[Entries with chart source code]
▼

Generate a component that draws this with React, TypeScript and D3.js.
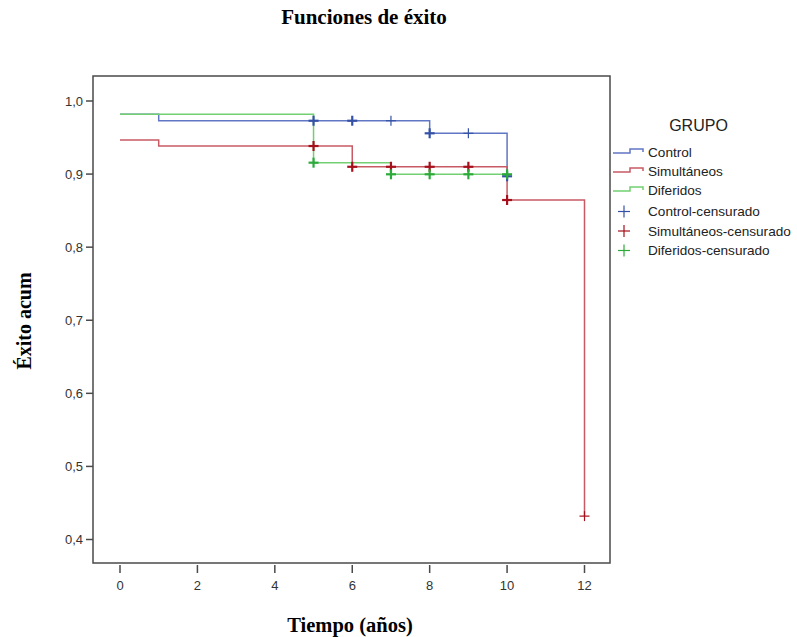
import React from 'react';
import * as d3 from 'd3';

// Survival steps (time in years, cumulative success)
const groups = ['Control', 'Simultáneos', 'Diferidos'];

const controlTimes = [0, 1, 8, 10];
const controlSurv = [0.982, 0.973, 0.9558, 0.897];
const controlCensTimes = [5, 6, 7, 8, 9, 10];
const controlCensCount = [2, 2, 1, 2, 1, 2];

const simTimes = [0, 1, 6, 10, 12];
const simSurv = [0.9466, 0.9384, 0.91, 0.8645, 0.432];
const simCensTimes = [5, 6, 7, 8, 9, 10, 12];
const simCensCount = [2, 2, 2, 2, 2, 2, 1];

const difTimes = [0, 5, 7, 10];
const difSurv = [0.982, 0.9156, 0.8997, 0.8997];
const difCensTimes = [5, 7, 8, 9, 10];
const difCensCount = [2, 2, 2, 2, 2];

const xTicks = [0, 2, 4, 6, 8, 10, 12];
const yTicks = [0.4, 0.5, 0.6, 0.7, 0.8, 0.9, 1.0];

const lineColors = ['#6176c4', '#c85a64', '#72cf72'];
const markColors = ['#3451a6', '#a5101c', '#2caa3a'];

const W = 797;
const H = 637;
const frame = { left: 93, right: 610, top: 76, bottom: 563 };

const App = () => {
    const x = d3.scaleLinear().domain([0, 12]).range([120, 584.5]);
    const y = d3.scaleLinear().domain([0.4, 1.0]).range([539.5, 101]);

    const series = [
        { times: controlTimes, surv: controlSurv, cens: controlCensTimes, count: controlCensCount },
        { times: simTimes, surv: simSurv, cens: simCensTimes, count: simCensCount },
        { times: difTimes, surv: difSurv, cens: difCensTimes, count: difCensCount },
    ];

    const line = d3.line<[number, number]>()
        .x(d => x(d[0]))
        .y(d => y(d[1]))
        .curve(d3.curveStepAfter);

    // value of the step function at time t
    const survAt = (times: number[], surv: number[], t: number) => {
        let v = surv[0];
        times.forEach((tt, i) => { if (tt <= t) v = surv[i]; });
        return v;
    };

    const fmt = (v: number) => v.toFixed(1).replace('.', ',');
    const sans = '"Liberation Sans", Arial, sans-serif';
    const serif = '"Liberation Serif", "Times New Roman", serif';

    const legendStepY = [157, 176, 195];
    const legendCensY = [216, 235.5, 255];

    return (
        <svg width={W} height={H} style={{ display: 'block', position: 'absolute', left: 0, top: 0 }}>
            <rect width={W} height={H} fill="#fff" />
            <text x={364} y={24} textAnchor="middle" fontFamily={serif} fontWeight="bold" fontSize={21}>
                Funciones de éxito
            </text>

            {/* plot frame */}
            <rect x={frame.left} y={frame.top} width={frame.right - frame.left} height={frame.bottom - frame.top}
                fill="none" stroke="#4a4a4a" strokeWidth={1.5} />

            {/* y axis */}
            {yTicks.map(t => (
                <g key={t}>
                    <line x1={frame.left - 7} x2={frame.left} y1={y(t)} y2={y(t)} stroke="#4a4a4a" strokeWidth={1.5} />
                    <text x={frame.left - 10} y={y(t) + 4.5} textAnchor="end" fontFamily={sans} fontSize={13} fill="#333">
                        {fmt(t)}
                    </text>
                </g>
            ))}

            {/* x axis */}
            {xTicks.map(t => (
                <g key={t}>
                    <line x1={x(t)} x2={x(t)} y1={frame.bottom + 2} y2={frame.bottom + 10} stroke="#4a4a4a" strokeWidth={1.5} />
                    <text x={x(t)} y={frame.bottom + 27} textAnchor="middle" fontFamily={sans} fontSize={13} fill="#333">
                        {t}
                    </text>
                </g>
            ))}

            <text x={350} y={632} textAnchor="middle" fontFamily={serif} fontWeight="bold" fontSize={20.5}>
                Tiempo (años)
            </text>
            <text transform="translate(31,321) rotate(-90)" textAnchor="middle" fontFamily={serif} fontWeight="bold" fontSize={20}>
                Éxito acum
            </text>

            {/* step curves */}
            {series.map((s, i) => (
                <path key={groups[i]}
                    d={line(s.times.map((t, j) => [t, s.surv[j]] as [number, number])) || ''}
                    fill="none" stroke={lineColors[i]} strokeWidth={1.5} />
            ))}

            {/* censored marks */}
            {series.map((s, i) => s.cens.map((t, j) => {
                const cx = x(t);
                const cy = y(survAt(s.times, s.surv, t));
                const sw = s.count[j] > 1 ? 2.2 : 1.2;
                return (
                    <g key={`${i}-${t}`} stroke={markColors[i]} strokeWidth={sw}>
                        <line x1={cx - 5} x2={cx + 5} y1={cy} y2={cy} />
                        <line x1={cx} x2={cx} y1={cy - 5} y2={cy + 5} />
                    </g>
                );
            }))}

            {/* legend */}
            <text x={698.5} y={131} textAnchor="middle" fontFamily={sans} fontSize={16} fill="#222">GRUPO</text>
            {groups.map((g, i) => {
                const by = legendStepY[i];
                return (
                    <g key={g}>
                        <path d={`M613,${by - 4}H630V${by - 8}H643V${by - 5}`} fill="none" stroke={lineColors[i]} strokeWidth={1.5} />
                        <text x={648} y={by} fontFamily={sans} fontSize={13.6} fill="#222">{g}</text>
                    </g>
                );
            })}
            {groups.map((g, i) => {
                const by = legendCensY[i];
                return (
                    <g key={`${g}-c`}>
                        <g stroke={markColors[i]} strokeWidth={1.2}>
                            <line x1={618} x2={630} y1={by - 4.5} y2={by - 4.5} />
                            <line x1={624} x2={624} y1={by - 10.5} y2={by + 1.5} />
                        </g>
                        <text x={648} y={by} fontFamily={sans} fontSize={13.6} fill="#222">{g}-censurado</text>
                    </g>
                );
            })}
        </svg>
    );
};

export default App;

▲
▼

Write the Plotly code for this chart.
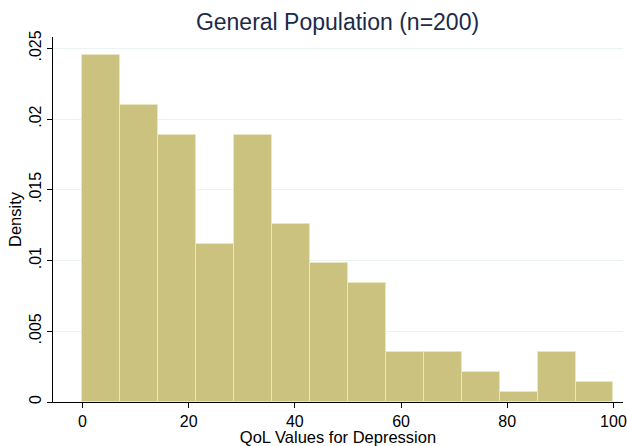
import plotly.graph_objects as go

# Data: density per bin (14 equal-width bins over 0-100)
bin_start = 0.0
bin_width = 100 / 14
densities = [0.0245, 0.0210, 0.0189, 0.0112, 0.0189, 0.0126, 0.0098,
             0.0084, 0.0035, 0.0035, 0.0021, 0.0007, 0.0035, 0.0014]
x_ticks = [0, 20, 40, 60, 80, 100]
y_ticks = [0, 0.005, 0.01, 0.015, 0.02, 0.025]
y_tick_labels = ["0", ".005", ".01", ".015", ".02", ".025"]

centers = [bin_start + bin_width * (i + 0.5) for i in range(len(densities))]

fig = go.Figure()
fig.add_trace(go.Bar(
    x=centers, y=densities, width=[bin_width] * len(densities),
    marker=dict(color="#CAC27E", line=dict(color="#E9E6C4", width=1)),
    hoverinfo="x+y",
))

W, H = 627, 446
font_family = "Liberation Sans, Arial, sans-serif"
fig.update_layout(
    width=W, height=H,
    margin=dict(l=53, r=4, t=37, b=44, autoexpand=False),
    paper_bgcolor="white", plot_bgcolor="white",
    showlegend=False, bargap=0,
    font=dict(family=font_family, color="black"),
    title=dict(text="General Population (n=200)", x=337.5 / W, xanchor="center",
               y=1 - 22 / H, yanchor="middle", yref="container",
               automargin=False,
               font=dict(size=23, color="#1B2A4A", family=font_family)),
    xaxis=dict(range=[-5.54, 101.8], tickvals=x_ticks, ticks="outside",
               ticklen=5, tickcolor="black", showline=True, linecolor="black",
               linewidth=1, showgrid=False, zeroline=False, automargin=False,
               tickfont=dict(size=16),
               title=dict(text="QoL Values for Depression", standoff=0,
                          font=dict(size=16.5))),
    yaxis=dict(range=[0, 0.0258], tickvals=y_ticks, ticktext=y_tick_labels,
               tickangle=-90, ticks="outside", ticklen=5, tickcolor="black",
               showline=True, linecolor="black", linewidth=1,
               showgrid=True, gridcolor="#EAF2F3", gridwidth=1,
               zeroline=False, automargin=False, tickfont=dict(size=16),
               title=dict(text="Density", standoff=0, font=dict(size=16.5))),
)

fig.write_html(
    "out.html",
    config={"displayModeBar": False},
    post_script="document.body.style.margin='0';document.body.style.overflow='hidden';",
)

▲

WORK TO DO: Go up to the line with "Generate a component" and retype exactly from there through the line with "76, bottom: 563". Leave out pictures.

OUTPUT FOR THIS EXERCISE:
Generate a component that draws this with React, TypeScript and D3.js.
import React from 'react';
import * as d3 from 'd3';

// Survival steps (time in years, cumulative success)
const groups = ['Control', 'Simultáneos', 'Diferidos'];

const controlTimes = [0, 1, 8, 10];
const controlSurv = [0.982, 0.973, 0.9558, 0.897];
const controlCensTimes = [5, 6, 7, 8, 9, 10];
const controlCensCount = [2, 2, 1, 2, 1, 2];

const simTimes = [0, 1, 6, 10, 12];
const simSurv = [0.9466, 0.9384, 0.91, 0.8645, 0.432];
const simCensTimes = [5, 6, 7, 8, 9, 10, 12];
const simCensCount = [2, 2, 2, 2, 2, 2, 1];

const difTimes = [0, 5, 7, 10];
const difSurv = [0.982, 0.9156, 0.8997, 0.8997];
const difCensTimes = [5, 7, 8, 9, 10];
const difCensCount = [2, 2, 2, 2, 2];

const xTicks = [0, 2, 4, 6, 8, 10, 12];
const yTicks = [0.4, 0.5, 0.6, 0.7, 0.8, 0.9, 1.0];

const lineColors = ['#6176c4', '#c85a64', '#72cf72'];
const markColors = ['#3451a6', '#a5101c', '#2caa3a'];

const W = 797;
const H = 637;
const frame = { left: 93, right: 610, top: 76, bottom: 563 };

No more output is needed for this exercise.